Socialist Left (Izquierda Socialista or IS) was an electoral alliance in Peru formed by Left Socialist Accord (ASI) and the non-party socialist movement in 1989. In the 1990 presidential elections, IS launched 1985 presidential candidate Alfonso Barrantes Lingán as its candidate but lost.

==Background==
By 1989, United Left (IU) was experiencing deep internal divisions. The disagreements centered on issues such as support for the nationalization of banks promoted by Alan García 's APRA government, the stance towards armed violence by groups like Shining Path and the MRTA, and the coalition's overall ideological orientation. Alfonso Barrantes, former mayor of Lima and one of the leaders of the leftist alliance, decided to break with the more radical sector of IU, led by figures like Henry Pease , and founded the Leftist Socialist Agreement (ASI) with like-minded groups, which later evolved into a broader alliance.

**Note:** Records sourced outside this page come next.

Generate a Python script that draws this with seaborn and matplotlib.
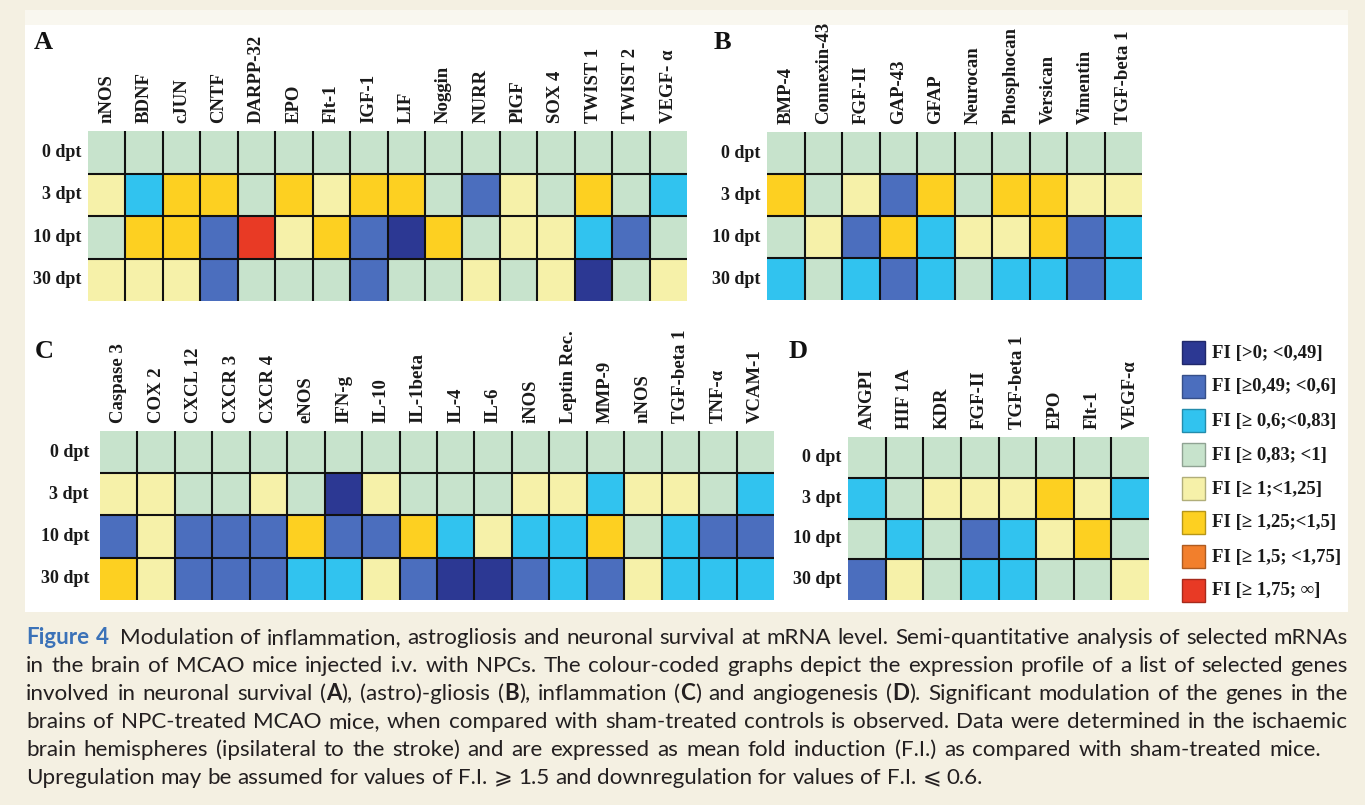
import numpy as np
import pandas as pd
import matplotlib
matplotlib.use("Agg")
import matplotlib.pyplot as plt
from matplotlib.colors import ListedColormap
from matplotlib.patches import Rectangle
import seaborn as sns

W, H = 1365, 805

# ---------------- data (category index of fold induction) ----------------
rows = ["0 dpt", "3 dpt", "10 dpt", "30 dpt"]

genes_a = ["nNOS", "BDNF", "cJUN", "CNTF", "DARPP-32", "EPO", "Flt-1", "IGF-1",
           "LIF", "Noggin", "NURR", "PlGF", "SOX 4", "TWIST 1", "TWIST 2", "VEGF- α"]
a_0dpt = [3, 3, 3, 3, 3, 3, 3, 3, 3, 3, 3, 3, 3, 3, 3, 3]
a_3dpt = [4, 2, 5, 5, 3, 5, 4, 5, 5, 3, 1, 4, 3, 5, 3, 2]
a_10dpt = [3, 5, 5, 1, 7, 4, 5, 1, 0, 5, 3, 4, 4, 2, 1, 3]
a_30dpt = [4, 4, 4, 1, 3, 3, 3, 1, 3, 3, 4, 3, 4, 0, 3, 4]

genes_b = ["BMP-4", "Connexin-43", "FGF-II", "GAP-43", "GFAP", "Neurocan",
           "Phosphocan", "Versican", "Vimentin", "TGF-beta 1"]
b_0dpt = [3, 3, 3, 3, 3, 3, 3, 3, 3, 3]
b_3dpt = [5, 3, 4, 1, 5, 3, 5, 5, 4, 4]
b_10dpt = [3, 4, 1, 5, 2, 4, 4, 5, 1, 2]
b_30dpt = [2, 3, 2, 1, 2, 3, 2, 2, 1, 2]

genes_c = ["Caspase 3", "COX 2", "CXCL 12", "CXCR 3", "CXCR 4", "eNOS", "IFN-g",
           "IL-10", "IL-1beta", "IL-4", "IL-6", "iNOS", "Leptin Rec.", "MMP-9",
           "nNOS", "TGF-beta 1", "TNF-α", "VCAM-1"]
c_0dpt = [3, 3, 3, 3, 3, 3, 3, 3, 3, 3, 3, 3, 3, 3, 3, 3, 3, 3]
c_3dpt = [4, 4, 3, 3, 4, 3, 0, 4, 3, 3, 3, 4, 4, 2, 4, 4, 3, 2]
c_10dpt = [1, 4, 1, 1, 1, 5, 1, 1, 5, 2, 4, 2, 2, 5, 3, 2, 1, 1]
c_30dpt = [5, 4, 1, 1, 1, 2, 2, 4, 1, 0, 0, 1, 2, 1, 4, 2, 2, 2]

genes_d = ["ANGPI", "HIF 1A", "KDR", "FGF-II", "TGF-beta 1", "EPO", "Flt-1", "VEGF-α"]
d_0dpt = [3, 3, 3, 3, 3, 3, 3, 3]
d_3dpt = [2, 3, 4, 4, 4, 5, 4, 2]
d_10dpt = [3, 2, 3, 1, 2, 4, 5, 3]
d_30dpt = [1, 4, 3, 2, 2, 3, 3, 4]

legend_labels = ["FI [>0; <0,49]", "FI [≥0,49; <0,6]", "FI [≥ 0,6;<0,83]",
                 "FI [≥ 0,83; <1]", "FI [≥ 1;<1,25]", "FI [≥ 1,25;<1,5]",
                 "FI [≥ 1,5; <1,75]", "FI [≥ 1,75; ∞]"]
palette = ["#2c3893", "#4b6ebe", "#31c3ef", "#c7e3cc",
           "#f6f1a9", "#fdd021", "#f27f2c", "#e83a25"]

caption = [
    "#Figure 4#  Modulation of inflammation, astrogliosis and neuronal survival at mRNA level. Semi-quantitative analysis of selected mRNAs",
    "in the brain of MCAO mice injected i.v. with NPCs. The colour-coded graphs depict the expression profile of a list of selected genes",
    "involved in neuronal survival (*A*), (astro)-gliosis (*B*), inflammation (*C*) and angiogenesis (*D*). Significant modulation of the genes in the",
    "brains of NPC-treated MCAO mice, when compared with sham-treated controls is observed. Data were determined in the ischaemic",
    "brain hemispheres (ipsilateral to the stroke) and are expressed as mean fold induction (F.I.) as compared with sham-treated mice.",
    "Upregulation may be assumed for values of F.I. ⩾ 1.5 and downregulation for values of F.I. ⩽ 0.6.",
]

# ---------------- figure ----------------
SERIF = ["Liberation Serif", "DejaVu Serif"]
SANS = ["Lato", "DejaVu Sans"]
cmap = ListedColormap(palette)

fig = plt.figure(figsize=(W / 100, H / 100), dpi=100)
fig.patch.set_facecolor("#f4f0e2")


def px_rect(x0, y0, x1, y1):
    return [x0 / W, 1 - y1 / H, (x1 - x0) / W, (y1 - y0) / H]


fig.patches.append(Rectangle((25 / W, 1 - 25 / H), (1348 - 25) / W, 15 / H,
                             transform=fig.transFigure, facecolor="#f9f7ef",
                             edgecolor="none", zorder=-2))
fig.patches.append(Rectangle((25 / W, 1 - 612 / H), (1348 - 25) / W, (612 - 25) / H,
                             transform=fig.transFigure, facecolor="white",
                             edgecolor="none", zorder=-1))


def panel(rect, genes, data, letter, lxy, ypad):
    ax = fig.add_axes(px_rect(*rect))
    df = pd.DataFrame(data, index=rows, columns=genes)
    sns.heatmap(df, ax=ax, cmap=cmap, vmin=-0.5, vmax=7.5, cbar=False,
                xticklabels=True, yticklabels=True)
    ncol = len(genes)
    for i in range(1, ncol):
        ax.axvline(i, color="#111111", lw=1.5)
    for j in range(1, len(rows)):
        ax.axhline(j, color="#111111", lw=1.5)
    ax.xaxis.tick_top()
    ax.tick_params(axis="x", length=0, pad=6, top=True, bottom=False,
                   labeltop=True, labelbottom=False)
    ax.tick_params(axis="y", length=0, pad=ypad)
    ax.set_xticklabels(genes, rotation=90, ha="center", va="bottom",
                       fontfamily=SERIF, fontweight="bold", fontsize=13.5,
                       color="#1a1a1a")
    ax.set_yticklabels(rows, rotation=0, ha="right", va="center",
                       fontfamily=SERIF, fontweight="bold", fontsize=13,
                       color="#1a1a1a")
    ax.set_xlabel("")
    ax.set_ylabel("")
    fig.text(lxy[0] / W, 1 - lxy[1] / H, letter, fontfamily=SERIF,
             fontweight="bold", fontsize=19, color="#111111", va="baseline")
    return ax


panel((88, 131, 687, 301), genes_a, [a_0dpt, a_3dpt, a_10dpt, a_30dpt], "A", (34, 49), 5)
panel((767, 132, 1142, 300), genes_b, [b_0dpt, b_3dpt, b_10dpt, b_30dpt], "B", (714, 49), 4.5)
panel((100, 431, 774, 600), genes_c, [c_0dpt, c_3dpt, c_10dpt, c_30dpt], "C", (35, 358), 8)
panel((848, 437, 1149, 600), genes_d, [d_0dpt, d_3dpt, d_10dpt, d_30dpt], "D", (789, 358), 5)

# ---------------- legend ----------------
for i, (lab, col) in enumerate(zip(legend_labels, palette)):
    top = 341 + 34 * i
    rgb = np.array(matplotlib.colors.to_rgb(col)) * 0.72
    fig.patches.append(Rectangle((1182 / W, 1 - (top + 23) / H), 23 / W, 23 / H,
                                 transform=fig.transFigure, facecolor=col,
                                 edgecolor=rgb, lw=1.0, zorder=3))
    fig.text(1212 / W, 1 - (top + 12) / H, lab, fontfamily=SERIF, fontweight="bold",
             fontsize=13.5, color="#1a1a1a", va="center", ha="left")

# ---------------- caption (justified) ----------------
STYLES = {"n": dict(color="#231f20", fontweight="normal"),
          "b": dict(color="#231f20", fontweight="bold"),
          "f": dict(color="#3b72b8", fontweight="bold")}


def parse(line):
    words, cur, style = [], [], "n"
    for ch in line:
        if ch == "#":
            style = "n" if style == "f" else "f"
            continue
        if ch == "*":
            style = "n" if style == "b" else "b"
            continue
        if ch == " ":
            if cur:
                words.append(cur)
                cur = []
            continue
        if cur and cur[-1][1] == style:
            cur[-1] = (cur[-1][0] + ch, style)
        else:
            cur.append((ch, style))
    if cur:
        words.append(cur)
    return words


renderer = fig.canvas.get_renderer()


def text_width(s, st, fs):
    t = fig.text(0, 0, s, fontfamily=SANS, fontsize=fs, **STYLES[st])
    w = t.get_window_extent(renderer=renderer).width
    t.remove()
    return w


base_fs = 14.0
parsed = [parse(l) for l in caption]
targets = [1322, 1322, 1322, 1322, 1295, None]
space0 = text_width("a a", "n", base_fs) - text_width("aa", "n", base_fs)
seg_w = [[[text_width(s, st, base_fs) for s, st in w] for w in words] for words in parsed]
ratios = []
for words, ws, tgt in zip(parsed, seg_w, targets):
    if tgt is None:
        continue
    nat = sum(sum(x) for x in ws) + space0 * (len(words) - 1)
    ratios.append(tgt / nat)
scale = min(min(ratios) * 0.99, 1.3)
fs = base_fs * scale
space = space0 * scale

x_left = 26
baselines = [644, 672, 700, 728, 756, 784]
for li, (words, ws, tgt, yb) in enumerate(zip(parsed, seg_w, targets, baselines)):
    wsum = sum(sum(x) for x in ws) * scale
    extra = space * 0.8 if li == 0 else 0.0
    if tgt is None:
        gap = space
    else:
        gap = (tgt - wsum - extra) / (len(words) - 1)
    x = x_left
    for k, (w, wl) in enumerate(zip(words, ws)):
        for (s, st), sw in zip(w, wl):
            fig.text(x / W, 1 - yb / H, s, fontfamily=SANS, fontsize=fs,
                     va="baseline", ha="left", **STYLES[st])
            x += sw * scale
        x += gap
        if li == 0 and k == 1:
            x += extra

fig.savefig("out.png", dpi=100, facecolor=fig.get_facecolor())
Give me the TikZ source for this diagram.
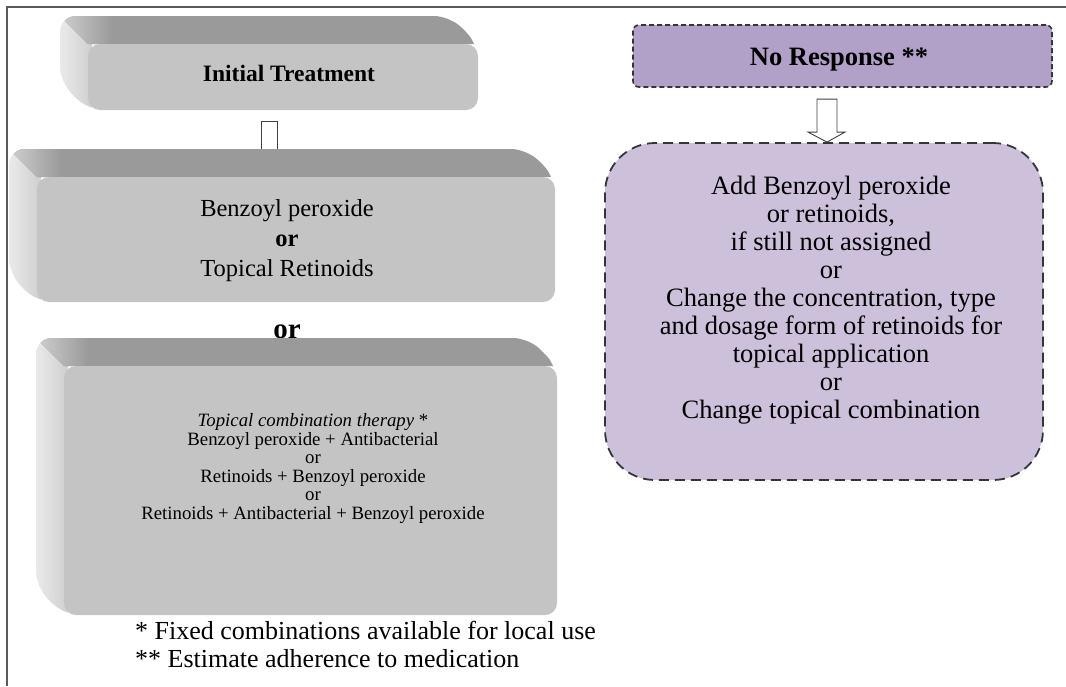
\documentclass[tikz,border=0pt]{standalone}
\usepackage{fontspec}
\setmainfont{Liberation Serif}
\usetikzlibrary{calc}

\definecolor{slabfront}{HTML}{C4C4C4}
\definecolor{slabtop}{HTML}{9A9A9A}
\definecolor{slabsideL}{HTML}{EAEAEA}
\definecolor{slabsideR}{HTML}{CFCFCF}
\definecolor{respdark}{HTML}{B1A0C7}
\definecolor{resplight}{HTML}{CCC0DB}
\definecolor{dashink}{HTML}{353535}
\definecolor{frameink}{HTML}{5A5A5A}

\tikzset{
  lbl/.style={inner sep=0pt, text=black},
  frameline/.style={draw=frameink, line width=1.4pt},
  slabface/.style={fill=slabfront, rounded corners=12pt, inner sep=0pt},
  hollow/.style={draw=black!75, fill=white, line width=0.9pt},
  noresp/.style={fill=respdark, draw=dashink, line width=1.6pt,
    dash pattern=on 5pt off 3pt, rounded corners=6pt, inner sep=0pt},
  nextstep/.style={fill=resplight, draw=dashink, line width=1.8pt,
    dash pattern=on 10pt off 6pt, rounded corners=50pt, inner sep=0pt},
}

% extruded slab: #1 name, #2 centre x, #3 centre y, #4 width, #5 height, #6 depth
\newcommand\slab[6]{%
  \pgfmathsetmacro\hw{#4/2}\pgfmathsetmacro\hh{#5/2}\def\dp{#6}%
  \begin{scope}[shift={(#2,#3)}]
    \begin{scope}
      \clip[rounded corners=16pt] (-\hw-\dp,-\hh-\dp) -- (\hw-\dp,-\hh-\dp)
        -- (\hw,-\hh) -- (\hw,\hh) -- (-\hw,\hh) -- (-\hw-\dp,\hh-\dp) -- cycle;
      % side face
      \shade[left color=slabsideL, right color=slabsideR]
        (-\hw-\dp,-\hh-\dp) rectangle (-\hw+4,\hh);
      % top face
      \fill[slabtop] (-\hw-\dp,-\hh-\dp) -- (\hw-\dp,-\hh-\dp) -- (\hw,-\hh)
        -- (-\hw,-\hh) -- cycle;
      \clip (-\hw-\dp,-\hh-\dp) -- (\hw-\dp,-\hh-\dp) -- (\hw,-\hh)
        -- (-\hw,-\hh) -- cycle;
      \shade[left color=slabsideR, right color=slabtop]
        (-\hw-\dp,-\hh-\dp) rectangle (-\hw+24,-\hh);
    \end{scope}
  \end{scope}
  \node[slabface, minimum width=#4, minimum height=#5] (#1) at (#2,#3) {};
}

\begin{document}
\begin{tikzpicture}[x=1pt,y=-1pt]
\useasboundingbox (0,0) rectangle (1066,686);

% page frame
\draw[frameline] (7,686) -- (7,7) -- (1066,7);

% ---------- left column ----------
\slab{init}{283}{77}{390}{66}{28}
\node[lbl, font=\bfseries\fontsize{23.5}{28}\selectfont] (t-init) at (289,73) {Initial Treatment};

\draw[hollow] ($(init.south)+(-22,11)$) rectangle ($(init.south)+(-6,45)$);

\slab{mono}{296}{239.5}{518}{125}{28}
\node[lbl, font=\fontsize{24.5}{30}\selectfont, align=center] (t-mono) at (287,238)
  {Benzoyl peroxide\\\textbf{or}\\Topical Retinoids};

% the "or" sits just behind the top edge of the next slab
\node[lbl, font=\bfseries\fontsize{29}{30}\selectfont] (t-or) at (287,332) {or};

\slab{combo}{310.5}{490.5}{493}{249}{28}
\node[lbl, font=\fontsize{18.8}{18.6}\selectfont, align=center] (t-combo) at (313,466.5)
  {\textit{Topical combination therapy} *\\Benzoyl peroxide + Antibacterial\\or\\
   Retinoids + Benzoyl peroxide\\or\\Retinoids + Antibacterial + Benzoyl peroxide};

\node[lbl, anchor=base west, font=\fontsize{26}{30}\selectfont] (fn1) at (135,639)
  {* Fixed combinations available for local use};
\node[lbl, anchor=base west, font=\fontsize{26}{30}\selectfont] (fn2) at (135,667)
  {** Estimate adherence to medication};

% ---------- right column ----------
\node[noresp, minimum width=419, minimum height=62] (noresp) at (842.5,56) {};
\node[lbl, font=\bfseries\fontsize{26.5}{30}\selectfont] (t-noresp) at (839,57) {No Response **};

\node[nextstep, minimum width=438, minimum height=337] (next) at (824,311.5) {};
\node[lbl, font=\fontsize{26.5}{28}\selectfont, align=center] (t-next) at (831,297)
  {Add Benzoyl peroxide\\or retinoids,\\if still not assigned\\or\\
   Change the concentration, type\\and dosage form of retinoids for\\
   topical application\\or\\Change topical combination};

\coordinate (a2tip) at ([xshift=3pt]next.north);
\draw[hollow] ($(a2tip)+(-10,-43)$) -- ($(a2tip)+(10,-43)$) -- ($(a2tip)+(10,-10)$)
  -- ($(a2tip)+(18,-10)$) -- (a2tip) -- ($(a2tip)+(-19,-10)$)
  -- ($(a2tip)+(-10,-10)$) -- cycle;
\end{tikzpicture}
\end{document}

Following a poor performance in the 1989 municipal elections, the ASI attempted to reach agreements with IU that would allow them to participate on a single list in the 1990 general elections, but the negotiations failed. In response, the ASI transformed itself into Socialist Left, incorporating several parties and movements that sought a renewed left, distanced from orthodox Marxism–Leninism and closer to social democratic or democratic socialist positions.